Field Level Media
Jun 8, 2019
Light-hitting Austin Hedges singled home Josh Naylor with two out in the bottom of the ninth Friday night to give the host San Diego Padres a 5-4 win over the Washington Nationals at Petco Park.
Washington had taken a 4-3 lead in the top of the ninth when Brian Dozier doubled and scored on a wild pitch by Padres reliever Adam Warren.
Eric Hosmer tripled off Washington closer Sean Doolittle with one out in the bottom of the ninth and scored on a two-out single by the left-handed-hitting Naylor off the left-handed Doolittle. Naylor then stole his first base in the majors and raced home on the first walk-off hit of Hedges' career. Naylor slid home on a head-first slide as the throw from left fielder Juan Soto was up the first-base line.
Hedges was batting .184 this season before the at-bat.
Warren (4-1) was credited with the win while Doolittle (4-2) suffered the loss and his third blown save.
The Padres had built a 3-0 lead behind 20-year-old rookie shortstop Fernando Tatis Jr. before the Nationals tied the game with three runs in the top of the seventh.
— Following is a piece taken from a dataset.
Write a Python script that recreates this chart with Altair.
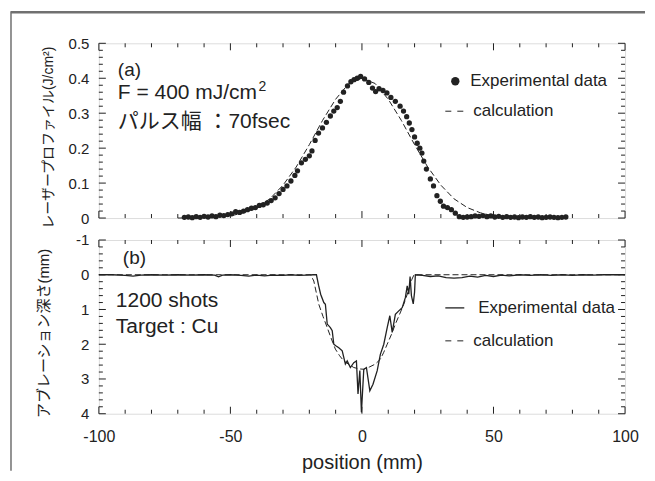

Tatis manufactured a run in the bottom of the first in his second game back from the injured list. He opened the inning with a single to right, moved to second on an infield out, stole third and scored on Manny Machado's groundout to third.
In the sixth, Tatis followed a lead-off single by Greg Garcia with a 403-foot homer. It was Tatis' seventh of the season.
Shut out on five hits by three Padres pitchers over the first six innings, the Nationals got four hits off Matt Wisler in their three-run seventh.
Howie Kendrick and Brian Dozier opened with back-to-back singles. After Victor Robles struck out, Yan Gomes singled home Kendrick with Washington's first run. A wild pitch by Wisler put both runners in scoring position.
Trea Turner then hit a short fly to center that Padres center fielder Wil Myers couldn't catch on a diving attempt. Dozier and Gomes scored on the double to tie the game.
Padres starter Nick Margevicius gave up three hits and struck out three without a walk, but he lasted only 3 2/3 innings. Washington starter Erick Fedde gave up three runs on five hits with five strikeouts and no walks in six innings.